The military initially moved quickly to put in place water, food and medical aid for the 3.4 million U.S. citizens on the island who have mostly been without power and communications since Maria hit last week.
On Tuesday, President Donald Trump said that the relief effort was "going well," but Joint Chiefs Chairman Gen. Joseph Dunford told a Senate Armed Services hearing that recovery operations have been limited by damage caused to ports and airfields.
"Roughly 44 percent of the population remains without drinking water," DoD said in a statement. Of the 69 hospitals on the island, about 59 were believed to be operational but their status and whether they have power was unknown, DoD said.
The deployment of more ships, aircraft and troops to Puerto Rico followed criticism of the adequacy of the U.S. response thus far and DoD's acknowledgment that poor communications may have affected initial assessments of the disaster.
Earlier this week, former Secretary of State Hillary Clinton sent out a Tweet urging the deployment of the Comfort and House Minority Leader Nancy Pelosi, D-California, called on Congress to pass an emergency aid bill.
The DoD statement said that improving communications were now "providing a clearer picture of the extent of the storm damage and the magnitude of the response challenge."

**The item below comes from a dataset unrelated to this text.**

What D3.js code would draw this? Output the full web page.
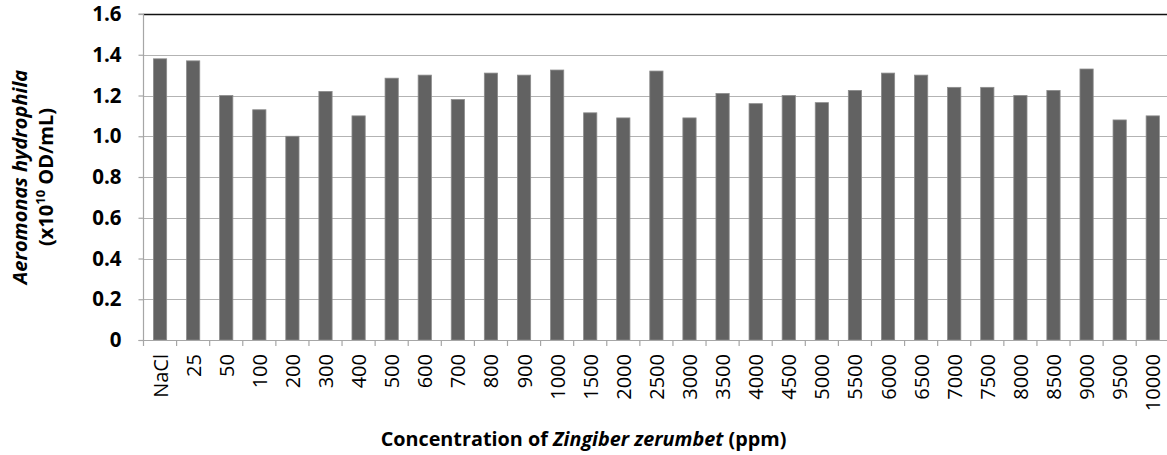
<!DOCTYPE html>
<html><head><meta charset="utf-8">
<script src="https://cdn.jsdelivr.net/npm/d3@7"></script>
<style>
html,body{margin:0;padding:0;background:#fff;}
svg{display:block;}
</style></head>
<body>
<svg id="chart" width="1167" height="455"></svg>
<script>
const categories = ["NaCl","25","50","100","200","300","400","500","600","700","800","900","1000","1500","2000","2500","3000","3500","4000","4500","5000","5500","6000","6500","7000","7500","8000","8500","9000","9500","10000"];
const values = [1.38,1.37,1.20,1.13,1.00,1.22,1.10,1.285,1.30,1.18,1.31,1.30,1.325,1.115,1.09,1.32,1.09,1.21,1.16,1.20,1.165,1.225,1.31,1.30,1.24,1.24,1.20,1.225,1.33,1.08,1.10];
const yTicks = [0,0.2,0.4,0.6,0.8,1.0,1.2,1.4,1.6];
const yTickLabels = ["0","0.2","0.4","0.6","0.8","1.0","1.2","1.4","1.6"];

(function () {
const svg = d3.select("#chart");
const pL = 143.5, pR = 1169.3, pT = 14, pB = 340;
const font = "'Open Sans', Lato, sans-serif";

const x = d3.scaleBand().domain(categories).range([pL, pR]).paddingInner(0.6).paddingOuter(0.3);
const y = d3.scaleLinear().domain([0, 1.6]).range([pB, pT]);
const step = (pR - pL) / categories.length;

// gridlines
svg.append("g").selectAll("line").data(yTicks.filter(d => d > 0)).join("line")
  .attr("x1", pL).attr("x2", 1167)
  .attr("y1", d => Math.round(y(d)) + 0.5).attr("y2", d => Math.round(y(d)) + 0.5)
  .attr("stroke", d => d === 1.6 ? "#111" : "#b3b3b3")
  .attr("stroke-width", d => d === 1.6 ? 1.5 : 1.2);

// bars
svg.append("g").selectAll("rect").data(values).join("rect")
  .attr("x", (d, i) => x(categories[i]))
  .attr("width", x.bandwidth())
  .attr("y", d => y(d))
  .attr("height", d => y(0) - y(d))
  .attr("fill", "#626262")
  .attr("stroke", "#8c8c8c").attr("stroke-width", 0.8);

// y axis
const yAxis = d3.axisLeft(y).tickValues(yTicks).tickFormat((d, i) => yTickLabels[i]).tickSize(5).tickPadding(17);
const gy = svg.append("g").attr("transform", `translate(${pL},0)`).call(yAxis);
gy.select(".domain").attr("stroke", "#a6a6a6").attr("stroke-width", 1.2).attr("d", `M-5,${pT}H0V${pB}`);
gy.selectAll(".tick line").attr("stroke", "#a6a6a6").attr("stroke-width", 1.2);
gy.selectAll(".tick text").attr("font-family", font).attr("font-weight", "bold").attr("font-size", 20.5).attr("fill", "#000");

// x axis line and ticks at band boundaries
svg.append("line").attr("x1", pL - 5).attr("x2", 1167).attr("y1", pB + 0.5).attr("y2", pB + 0.5)
  .attr("stroke", "#a6a6a6").attr("stroke-width", 1.2);
svg.append("g").selectAll("line").data(d3.range(categories.length + 1)).join("line")
  .attr("x1", k => pL + k * step).attr("x2", k => pL + k * step)
  .attr("y1", pB).attr("y2", pB + 6)
  .attr("stroke", "#a6a6a6").attr("stroke-width", 1.2);

// x tick labels
svg.append("g").selectAll("text").data(categories).join("text")
  .attr("transform", d => `translate(${x(d) + x.bandwidth() / 2},${pB + 14}) rotate(-90)`)
  .attr("text-anchor", "end").attr("dominant-baseline", "central")
  .attr("font-family", font).attr("font-size", 20).attr("fill", "#000")
  .text(d => d);

// y axis title
const yt = svg.append("text")
  .attr("transform", `translate(0,${(pT + pB) / 2}) rotate(-90)`)
  .attr("text-anchor", "middle").attr("font-family", font).attr("font-weight", "bold").attr("font-size", 20).attr("fill", "#000");
yt.append("tspan").attr("x", 0).attr("y", 27).attr("font-style", "italic").text("Aeromonas hydrophila");
const l2 = yt.append("tspan").attr("x", 0).attr("y", 53);
l2.append("tspan").text("(x10");
l2.append("tspan").attr("dy", -8).attr("font-size", 13).text("10");
l2.append("tspan").attr("dy", 8).text(" OD/mL)");

// x axis title
const xt = svg.append("text").attr("x", 583.5).attr("y", 446).attr("text-anchor", "middle")
  .attr("font-family", font).attr("font-weight", "bold").attr("font-size", 19.8).attr("fill", "#000");
xt.append("tspan").text("Concentration of ");
xt.append("tspan").attr("font-style", "italic").text("Zingiber zerumbet");
xt.append("tspan").text(" (ppm)");
})();
</script>
</body></html>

"Given the changing scope and conditions, DoD will adjust its concept of operations in Puerto Rico and transition from a short term, sea-based response to a predominantly land-based effort designed to provide robust, longer term support to FEMA and the Territory," the DoD statement said.
In a separate statement, the Army said that more than 3,800 soldiers and U.S. Army Corps of Engineers civilians were now in Puerto Rico and the U.S. Virgin Islands.
The Army has 16 aircraft and 520 trucked committed to the relief effort, and an additional eight HH-60 helicopters were expected to arrive in the next 24 hours, the statement said.
The Puerto Rico Army National Guard was primarily focused on route clearance and re-establishing communications on the island, the statement said.
With the electrical grid down, the Department of Defense said that one of the urgent priorities was getting fuel to Puerto Rico to power generators.
The fuel crisis has led members of Congress to urge Trump to suspend shipping restrictions under the Jones Act that bars foreign-flagged vessels from picking up and delivering fuel between U.S. ports.
The Jones Act was suspended from Sept. 8 through Sept. 22 to allow shipments to Texas and Florida after Hurricanes Harvey and Irma. Puerto Rico was also included under that suspension, but the suspension ended on Sept. 22 and has not been renewed for Puerto Rico.
Sen. John McCain, R-Ariz., chairman of the Senate Armed Services Committee, called on the Trump administration to issue another suspension of the Jones Act for Puerto Rico and ultimately "a full repeal of this archaic and burdensome act."
"These emergency waivers have been valuable in speeding up recovery efforts in the impacted regions," McCain said.
When asked Wednesday about another Jones Act suspension, Trump said "Well, we're thinking about that, but we have a lot of shippers and a lot of people and a lot of people who work in the shipping industry that don't want the Jones Act lifted. And we have a lot of ships out there right now."
"And Puerto Rico is a very difficult situation," Trump said at the White House before leaving for Indiana to discuss tax reform. "I mean, that place was just destroyed. I mean, that place was flattened. That is a really tough situation. I feel so bad for those people.